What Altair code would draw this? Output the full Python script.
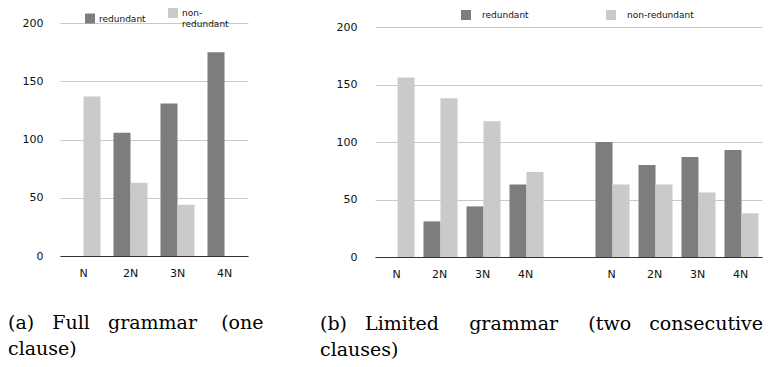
import altair as alt
import pandas as pd

# ---- data ----
series = ["redundant", "non-redundant"]
colors = ["#7c7d7c", "#c9cac9"]
y_ticks = [0, 50, 100, 150, 200]

a_categories = ["N", "2N", "3N", "4N"]
a_redundant = [0, 106, 131, 175]
a_nonredundant = [137, 63, 44, 0]

b_categories = ["N", "2N", "3N", "4N"]
b_first_redundant = [0, 31, 44, 63]
b_first_nonredundant = [156, 138, 118, 74]
b_second_redundant = [100, 80, 87, 93]
b_second_nonredundant = [63, 63, 56, 38]

NB = "\u00a0"
caption_a = ["(a)" + NB * 3 + "Full" + NB * 3 + "grammar" + NB * 4 + "(one", "clause)"]
caption_b = ["(b)" + NB * 3 + "Limited" + NB * 5 + "grammar" + NB * 5 + "(two" + NB * 3 + "consecutive",
             "clauses)"]

# ---- tables ----
rows_a = []
for c, r, n in zip(a_categories, a_redundant, a_nonredundant):
    rows_a.append({"slot": c, "series": "redundant", "value": r})
    rows_a.append({"slot": c, "series": "non-redundant", "value": n})
df_a = pd.DataFrame(rows_a)
domain_a = a_categories

rows_b = []
for c, r, n in zip(b_categories, b_first_redundant, b_first_nonredundant):
    rows_b.append({"slot": "a" + c, "series": "redundant", "value": r})
    rows_b.append({"slot": "a" + c, "series": "non-redundant", "value": n})
for c, r, n in zip(b_categories, b_second_redundant, b_second_nonredundant):
    rows_b.append({"slot": "b" + c, "series": "redundant", "value": r})
    rows_b.append({"slot": "b" + c, "series": "non-redundant", "value": n})
df_b = pd.DataFrame(rows_b)
domain_b = ["a" + c for c in b_categories] + ["gap"] + ["b" + c for c in b_categories]

LABEL_FONT = "DejaVu Sans"
SERIF = "DejaVu Serif"


def panel(df, domain, label_expr, width, height, ymax, pad_inner, y_label_pad,
          legend, caption, caption_dx):
    return alt.Chart(df).mark_bar().encode(
        x=alt.X("slot:N",
                scale=alt.Scale(domain=domain, paddingInner=pad_inner,
                                paddingOuter=pad_inner / 2),
                axis=alt.Axis(title=None, labelAngle=0, ticks=False, tickSize=0,
                              domain=True, domainColor="#333333", domainWidth=1,
                              grid=False, labelExpr=label_expr, labelPadding=11,
                              labelFont=LABEL_FONT, labelFontSize=11,
                              labelColor="#111111")),
        xOffset=alt.XOffset("series:N",
                            scale=alt.Scale(domain=series, paddingInner=0, paddingOuter=0)),
        y=alt.Y("value:Q",
                scale=alt.Scale(domain=[0, ymax], nice=False, zero=True),
                axis=alt.Axis(title=None, values=y_ticks, ticks=False, tickSize=0,
                              domain=False, grid=True, gridColor="#c8c8c8", gridWidth=1,
                              labelPadding=y_label_pad, labelFont=LABEL_FONT,
                              labelFontSize=11, labelColor="#111111")),
        color=alt.Color("series:N", scale=alt.Scale(domain=series, range=colors),
                        legend=legend),
    ).properties(
        width=width, height=height,
        title=alt.TitleParams(text=caption, orient="bottom", anchor="start", frame="group",
                              dx=caption_dx, offset=36, font=SERIF, fontSize=19,
                              fontWeight="normal", color="black", lineHeight=26),
    )


legend_a = alt.Legend(title=None, orient="none", legendX=25, legendY=-12,
                      direction="horizontal", symbolType="square", symbolSize=100,
                      symbolStrokeWidth=0, labelFont=LABEL_FONT, labelFontSize=9,
                      labelColor="#111111", labelOffset=4, columnPadding=22, padding=0,
                      labelExpr="datum.label == 'non-redundant' ? ['non-', 'redundant'] : datum.label")

legend_b = alt.Legend(title=None, orient="none", legendX=86, legendY=-10,
                      direction="horizontal", symbolType="square", symbolSize=100,
                      symbolStrokeWidth=0, labelFont=LABEL_FONT, labelFontSize=9,
                      labelColor="#111111", labelOffset=11, columnPadding=77, padding=0)

chart_a = panel(df_a, domain_a, "datum.value", 188, 236, 202.8, 13 / 47, 17,
                legend_a, caption_a, -52)
chart_b = panel(df_b, domain_b, "datum.value == 'gap' ? '' : slice(datum.value, 1)",
                387, 237, 206.1, 11 / 43, 18, legend_b, caption_b, -55)

chart = alt.hconcat(chart_a, chart_b, spacing=127, bounds="flush").resolve_scale(
    color="independent", x="independent", y="independent"
).resolve_legend(color="independent").configure_view(stroke=None).properties(
    padding={"left": 0, "top": 0, "right": 0, "bottom": 0}
)

chart.save("out.html", embed_options={"renderer": "svg", "actions": False})
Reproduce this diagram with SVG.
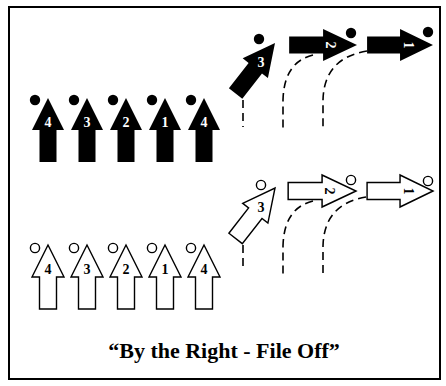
——————
From the first line above through the line containing "a_nonredundant = [137, 63, 44, 0]", copy everything exactly, without the pictures.

What Altair code would draw this? Output the full Python script.
import altair as alt
import pandas as pd

# ---- data ----
series = ["redundant", "non-redundant"]
colors = ["#7c7d7c", "#c9cac9"]
y_ticks = [0, 50, 100, 150, 200]

a_categories = ["N", "2N", "3N", "4N"]
a_redundant = [0, 106, 131, 175]
a_nonredundant = [137, 63, 44, 0]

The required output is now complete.